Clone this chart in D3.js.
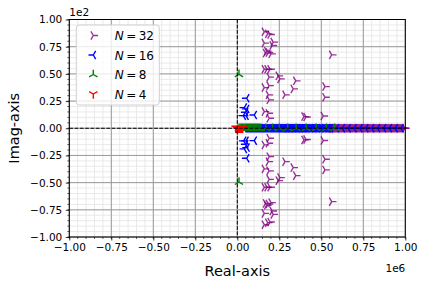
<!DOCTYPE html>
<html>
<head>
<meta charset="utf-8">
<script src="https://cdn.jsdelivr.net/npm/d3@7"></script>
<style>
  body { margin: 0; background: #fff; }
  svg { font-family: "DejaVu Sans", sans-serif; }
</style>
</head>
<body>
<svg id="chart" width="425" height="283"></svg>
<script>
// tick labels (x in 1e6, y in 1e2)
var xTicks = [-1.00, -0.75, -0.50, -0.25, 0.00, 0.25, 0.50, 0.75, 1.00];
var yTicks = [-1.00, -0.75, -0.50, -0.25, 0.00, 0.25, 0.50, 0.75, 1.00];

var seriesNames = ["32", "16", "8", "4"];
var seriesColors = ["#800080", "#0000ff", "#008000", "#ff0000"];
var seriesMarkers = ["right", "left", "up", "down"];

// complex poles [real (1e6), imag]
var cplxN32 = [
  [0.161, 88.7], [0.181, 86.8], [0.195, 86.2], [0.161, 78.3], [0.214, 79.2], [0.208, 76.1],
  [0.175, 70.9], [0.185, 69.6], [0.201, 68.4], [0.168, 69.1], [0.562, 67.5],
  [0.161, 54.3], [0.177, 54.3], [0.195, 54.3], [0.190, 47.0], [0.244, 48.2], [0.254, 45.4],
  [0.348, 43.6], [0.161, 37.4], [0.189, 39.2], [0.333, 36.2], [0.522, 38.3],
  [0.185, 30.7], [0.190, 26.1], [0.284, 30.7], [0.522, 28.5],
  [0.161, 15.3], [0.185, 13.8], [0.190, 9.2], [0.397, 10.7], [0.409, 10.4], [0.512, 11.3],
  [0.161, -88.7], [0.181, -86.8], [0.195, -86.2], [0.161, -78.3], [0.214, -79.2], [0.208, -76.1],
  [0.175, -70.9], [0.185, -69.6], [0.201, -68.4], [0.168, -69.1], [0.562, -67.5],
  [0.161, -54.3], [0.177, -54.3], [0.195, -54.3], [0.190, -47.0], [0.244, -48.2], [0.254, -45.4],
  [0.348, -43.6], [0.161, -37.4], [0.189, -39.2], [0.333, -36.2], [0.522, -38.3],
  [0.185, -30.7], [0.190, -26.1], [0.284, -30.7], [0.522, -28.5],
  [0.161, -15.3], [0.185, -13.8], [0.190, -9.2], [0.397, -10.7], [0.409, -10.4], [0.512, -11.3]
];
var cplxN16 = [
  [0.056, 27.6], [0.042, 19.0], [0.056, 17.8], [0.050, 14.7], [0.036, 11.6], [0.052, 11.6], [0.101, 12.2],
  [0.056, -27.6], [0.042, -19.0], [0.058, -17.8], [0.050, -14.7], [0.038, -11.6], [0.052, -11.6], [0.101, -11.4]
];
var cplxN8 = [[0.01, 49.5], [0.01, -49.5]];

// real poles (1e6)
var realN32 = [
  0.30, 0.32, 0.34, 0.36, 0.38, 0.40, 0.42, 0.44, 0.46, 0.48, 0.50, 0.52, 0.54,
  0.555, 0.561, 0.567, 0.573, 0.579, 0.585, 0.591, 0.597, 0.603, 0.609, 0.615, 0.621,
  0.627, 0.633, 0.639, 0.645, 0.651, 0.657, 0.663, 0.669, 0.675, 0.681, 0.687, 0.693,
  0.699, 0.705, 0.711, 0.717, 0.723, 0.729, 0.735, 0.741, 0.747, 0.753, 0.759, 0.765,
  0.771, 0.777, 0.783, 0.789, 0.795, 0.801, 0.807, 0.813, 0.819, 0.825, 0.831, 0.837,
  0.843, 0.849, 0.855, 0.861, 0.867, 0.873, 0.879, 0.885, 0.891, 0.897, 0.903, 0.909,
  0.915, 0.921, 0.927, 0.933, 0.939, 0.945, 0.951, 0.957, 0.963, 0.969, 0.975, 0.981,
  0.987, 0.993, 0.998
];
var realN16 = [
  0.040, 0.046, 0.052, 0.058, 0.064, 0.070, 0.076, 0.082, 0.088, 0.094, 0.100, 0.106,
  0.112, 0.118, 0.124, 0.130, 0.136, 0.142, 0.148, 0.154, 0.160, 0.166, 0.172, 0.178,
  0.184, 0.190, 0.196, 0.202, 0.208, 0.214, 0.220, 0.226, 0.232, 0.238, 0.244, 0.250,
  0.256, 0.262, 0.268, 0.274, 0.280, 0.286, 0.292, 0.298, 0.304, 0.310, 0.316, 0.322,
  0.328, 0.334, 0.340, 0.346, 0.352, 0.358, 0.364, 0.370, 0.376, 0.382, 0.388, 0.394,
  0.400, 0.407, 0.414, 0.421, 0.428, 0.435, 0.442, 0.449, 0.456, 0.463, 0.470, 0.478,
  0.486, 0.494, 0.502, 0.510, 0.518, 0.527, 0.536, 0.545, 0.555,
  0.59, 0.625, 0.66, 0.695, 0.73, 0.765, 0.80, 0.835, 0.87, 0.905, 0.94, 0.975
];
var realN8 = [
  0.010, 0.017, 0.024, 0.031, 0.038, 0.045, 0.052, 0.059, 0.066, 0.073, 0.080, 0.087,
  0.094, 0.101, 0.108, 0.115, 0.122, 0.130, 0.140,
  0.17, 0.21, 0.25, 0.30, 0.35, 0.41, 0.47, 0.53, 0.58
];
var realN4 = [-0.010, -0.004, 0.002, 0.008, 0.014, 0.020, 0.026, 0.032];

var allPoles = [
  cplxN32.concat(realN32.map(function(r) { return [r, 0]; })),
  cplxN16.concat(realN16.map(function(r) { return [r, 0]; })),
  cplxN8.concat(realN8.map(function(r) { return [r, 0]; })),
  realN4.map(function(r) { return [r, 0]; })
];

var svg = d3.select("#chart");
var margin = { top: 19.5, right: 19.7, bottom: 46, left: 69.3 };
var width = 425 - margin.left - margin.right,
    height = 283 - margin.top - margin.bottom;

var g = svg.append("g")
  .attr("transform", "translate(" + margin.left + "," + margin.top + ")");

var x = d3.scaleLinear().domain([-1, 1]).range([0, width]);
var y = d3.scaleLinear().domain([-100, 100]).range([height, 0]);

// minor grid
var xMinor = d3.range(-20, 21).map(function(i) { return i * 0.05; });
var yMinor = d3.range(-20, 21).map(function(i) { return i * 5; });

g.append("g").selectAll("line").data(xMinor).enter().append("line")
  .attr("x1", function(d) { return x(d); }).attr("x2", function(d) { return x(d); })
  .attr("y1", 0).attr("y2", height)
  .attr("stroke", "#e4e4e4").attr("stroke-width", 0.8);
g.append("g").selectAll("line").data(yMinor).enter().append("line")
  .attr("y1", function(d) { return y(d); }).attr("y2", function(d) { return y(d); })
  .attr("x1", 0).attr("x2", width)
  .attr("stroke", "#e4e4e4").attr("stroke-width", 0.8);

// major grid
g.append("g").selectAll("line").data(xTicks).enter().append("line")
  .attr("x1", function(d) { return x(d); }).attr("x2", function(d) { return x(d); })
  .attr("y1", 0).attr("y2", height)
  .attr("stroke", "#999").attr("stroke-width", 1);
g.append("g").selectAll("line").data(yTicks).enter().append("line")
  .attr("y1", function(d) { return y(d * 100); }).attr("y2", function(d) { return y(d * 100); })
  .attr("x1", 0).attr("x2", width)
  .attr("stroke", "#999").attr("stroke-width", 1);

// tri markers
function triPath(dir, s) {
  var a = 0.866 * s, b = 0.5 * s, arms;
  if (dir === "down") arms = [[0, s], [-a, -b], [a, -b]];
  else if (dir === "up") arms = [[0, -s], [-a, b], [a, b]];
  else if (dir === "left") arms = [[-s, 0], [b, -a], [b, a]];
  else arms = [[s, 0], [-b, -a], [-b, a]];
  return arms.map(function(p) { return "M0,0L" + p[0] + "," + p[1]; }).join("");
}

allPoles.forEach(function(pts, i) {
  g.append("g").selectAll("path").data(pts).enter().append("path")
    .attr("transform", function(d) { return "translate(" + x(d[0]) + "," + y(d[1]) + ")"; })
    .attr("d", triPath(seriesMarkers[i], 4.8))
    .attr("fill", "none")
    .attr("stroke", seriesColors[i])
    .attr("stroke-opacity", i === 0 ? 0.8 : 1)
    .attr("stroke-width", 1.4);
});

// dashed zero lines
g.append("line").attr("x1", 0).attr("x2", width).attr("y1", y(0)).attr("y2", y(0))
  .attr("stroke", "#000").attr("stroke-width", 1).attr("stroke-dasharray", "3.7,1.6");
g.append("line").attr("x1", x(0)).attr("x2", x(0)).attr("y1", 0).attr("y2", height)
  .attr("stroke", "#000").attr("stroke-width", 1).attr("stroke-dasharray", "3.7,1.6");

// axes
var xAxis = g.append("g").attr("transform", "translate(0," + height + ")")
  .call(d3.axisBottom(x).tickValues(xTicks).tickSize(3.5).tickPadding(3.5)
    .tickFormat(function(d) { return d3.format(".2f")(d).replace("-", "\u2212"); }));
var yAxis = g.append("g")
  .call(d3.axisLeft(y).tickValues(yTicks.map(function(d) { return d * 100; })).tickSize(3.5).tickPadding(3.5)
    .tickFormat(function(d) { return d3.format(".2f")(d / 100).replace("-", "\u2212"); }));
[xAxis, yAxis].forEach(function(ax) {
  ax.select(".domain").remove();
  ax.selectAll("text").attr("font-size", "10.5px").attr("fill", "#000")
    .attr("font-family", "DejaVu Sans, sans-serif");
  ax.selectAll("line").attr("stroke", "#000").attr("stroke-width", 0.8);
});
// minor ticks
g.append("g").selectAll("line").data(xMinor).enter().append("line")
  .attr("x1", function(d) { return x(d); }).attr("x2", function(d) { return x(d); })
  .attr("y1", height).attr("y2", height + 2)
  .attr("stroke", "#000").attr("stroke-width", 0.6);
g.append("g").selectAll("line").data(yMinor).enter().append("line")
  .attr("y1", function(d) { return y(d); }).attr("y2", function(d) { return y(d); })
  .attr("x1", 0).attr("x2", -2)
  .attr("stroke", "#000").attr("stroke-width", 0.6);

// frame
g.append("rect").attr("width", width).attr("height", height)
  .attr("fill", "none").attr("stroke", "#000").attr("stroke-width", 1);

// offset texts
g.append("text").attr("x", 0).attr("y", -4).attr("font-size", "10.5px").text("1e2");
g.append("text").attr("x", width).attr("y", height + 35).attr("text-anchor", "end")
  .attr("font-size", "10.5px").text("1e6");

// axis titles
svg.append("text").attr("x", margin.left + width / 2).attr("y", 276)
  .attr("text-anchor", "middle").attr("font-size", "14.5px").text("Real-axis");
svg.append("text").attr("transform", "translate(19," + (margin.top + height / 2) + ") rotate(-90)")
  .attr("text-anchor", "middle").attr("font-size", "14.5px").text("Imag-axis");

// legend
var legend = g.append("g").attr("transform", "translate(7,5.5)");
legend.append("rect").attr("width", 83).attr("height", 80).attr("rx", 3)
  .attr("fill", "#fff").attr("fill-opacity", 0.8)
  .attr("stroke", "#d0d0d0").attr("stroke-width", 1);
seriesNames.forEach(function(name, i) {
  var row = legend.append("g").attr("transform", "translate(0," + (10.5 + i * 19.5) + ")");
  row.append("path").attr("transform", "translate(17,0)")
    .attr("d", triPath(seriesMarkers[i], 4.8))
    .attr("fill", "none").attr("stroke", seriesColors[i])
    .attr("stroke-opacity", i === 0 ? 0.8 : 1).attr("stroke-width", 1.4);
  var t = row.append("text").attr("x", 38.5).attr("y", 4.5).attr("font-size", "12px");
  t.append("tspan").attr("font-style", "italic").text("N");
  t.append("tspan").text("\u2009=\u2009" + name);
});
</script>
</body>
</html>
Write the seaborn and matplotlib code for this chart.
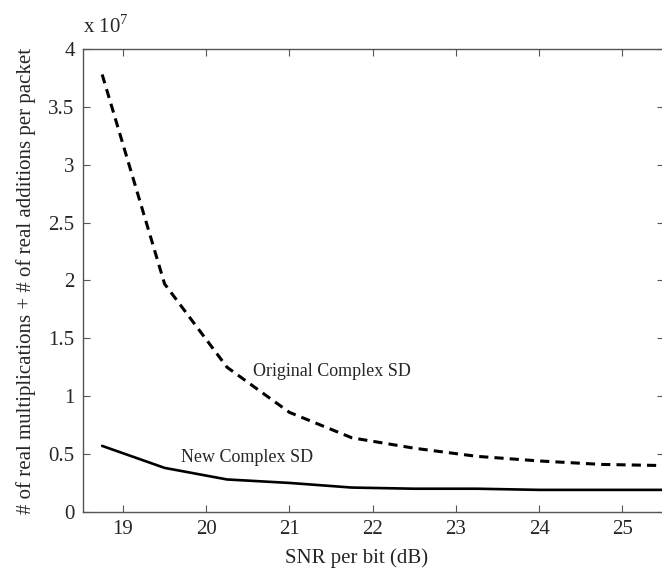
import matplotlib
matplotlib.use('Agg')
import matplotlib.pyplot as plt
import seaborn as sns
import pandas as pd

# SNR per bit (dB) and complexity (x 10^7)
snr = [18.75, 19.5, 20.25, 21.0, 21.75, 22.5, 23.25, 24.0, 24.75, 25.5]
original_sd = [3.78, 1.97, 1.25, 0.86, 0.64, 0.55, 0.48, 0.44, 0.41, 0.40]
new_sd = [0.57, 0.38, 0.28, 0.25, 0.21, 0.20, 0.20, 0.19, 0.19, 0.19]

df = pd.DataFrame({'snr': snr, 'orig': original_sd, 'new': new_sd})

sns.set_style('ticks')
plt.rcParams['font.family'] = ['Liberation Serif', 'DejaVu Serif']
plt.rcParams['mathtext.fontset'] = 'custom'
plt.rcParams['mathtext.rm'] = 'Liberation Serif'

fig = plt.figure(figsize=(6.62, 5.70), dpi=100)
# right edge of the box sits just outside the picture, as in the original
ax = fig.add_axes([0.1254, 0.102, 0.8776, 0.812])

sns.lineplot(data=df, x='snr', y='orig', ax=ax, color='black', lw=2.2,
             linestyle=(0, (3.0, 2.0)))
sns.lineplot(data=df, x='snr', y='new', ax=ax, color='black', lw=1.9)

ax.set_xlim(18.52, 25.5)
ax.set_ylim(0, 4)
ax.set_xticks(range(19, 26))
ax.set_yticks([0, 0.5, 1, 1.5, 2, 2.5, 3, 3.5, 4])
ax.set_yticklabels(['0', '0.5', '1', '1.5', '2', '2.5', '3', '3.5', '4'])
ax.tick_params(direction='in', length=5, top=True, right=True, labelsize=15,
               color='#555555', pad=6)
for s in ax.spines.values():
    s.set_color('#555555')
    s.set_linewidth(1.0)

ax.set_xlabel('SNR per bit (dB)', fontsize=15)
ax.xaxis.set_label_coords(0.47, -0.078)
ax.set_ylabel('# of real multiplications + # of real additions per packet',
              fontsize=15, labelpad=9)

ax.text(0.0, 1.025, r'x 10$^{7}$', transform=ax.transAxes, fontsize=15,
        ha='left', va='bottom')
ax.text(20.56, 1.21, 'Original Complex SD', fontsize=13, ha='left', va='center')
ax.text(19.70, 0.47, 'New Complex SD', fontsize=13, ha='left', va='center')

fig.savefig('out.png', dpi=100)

● ● ●

# Stated problem
Using the entries above, extract exactly the lines from the one that contains "Write the seaborn" through the one that contains "fontsize=15, labelpad=9)". Do not carry over any pictures.

# Task answer
Write the seaborn and matplotlib code for this chart.
import matplotlib
matplotlib.use('Agg')
import matplotlib.pyplot as plt
import seaborn as sns
import pandas as pd

# SNR per bit (dB) and complexity (x 10^7)
snr = [18.75, 19.5, 20.25, 21.0, 21.75, 22.5, 23.25, 24.0, 24.75, 25.5]
original_sd = [3.78, 1.97, 1.25, 0.86, 0.64, 0.55, 0.48, 0.44, 0.41, 0.40]
new_sd = [0.57, 0.38, 0.28, 0.25, 0.21, 0.20, 0.20, 0.19, 0.19, 0.19]

df = pd.DataFrame({'snr': snr, 'orig': original_sd, 'new': new_sd})

sns.set_style('ticks')
plt.rcParams['font.family'] = ['Liberation Serif', 'DejaVu Serif']
plt.rcParams['mathtext.fontset'] = 'custom'
plt.rcParams['mathtext.rm'] = 'Liberation Serif'

fig = plt.figure(figsize=(6.62, 5.70), dpi=100)
# right edge of the box sits just outside the picture, as in the original
ax = fig.add_axes([0.1254, 0.102, 0.8776, 0.812])

sns.lineplot(data=df, x='snr', y='orig', ax=ax, color='black', lw=2.2,
             linestyle=(0, (3.0, 2.0)))
sns.lineplot(data=df, x='snr', y='new', ax=ax, color='black', lw=1.9)

ax.set_xlim(18.52, 25.5)
ax.set_ylim(0, 4)
ax.set_xticks(range(19, 26))
ax.set_yticks([0, 0.5, 1, 1.5, 2, 2.5, 3, 3.5, 4])
ax.set_yticklabels(['0', '0.5', '1', '1.5', '2', '2.5', '3', '3.5', '4'])
ax.tick_params(direction='in', length=5, top=True, right=True, labelsize=15,
               color='#555555', pad=6)
for s in ax.spines.values():
    s.set_color('#555555')
    s.set_linewidth(1.0)

ax.set_xlabel('SNR per bit (dB)', fontsize=15)
ax.xaxis.set_label_coords(0.47, -0.078)
ax.set_ylabel('# of real multiplications + # of real additions per packet',
              fontsize=15, labelpad=9)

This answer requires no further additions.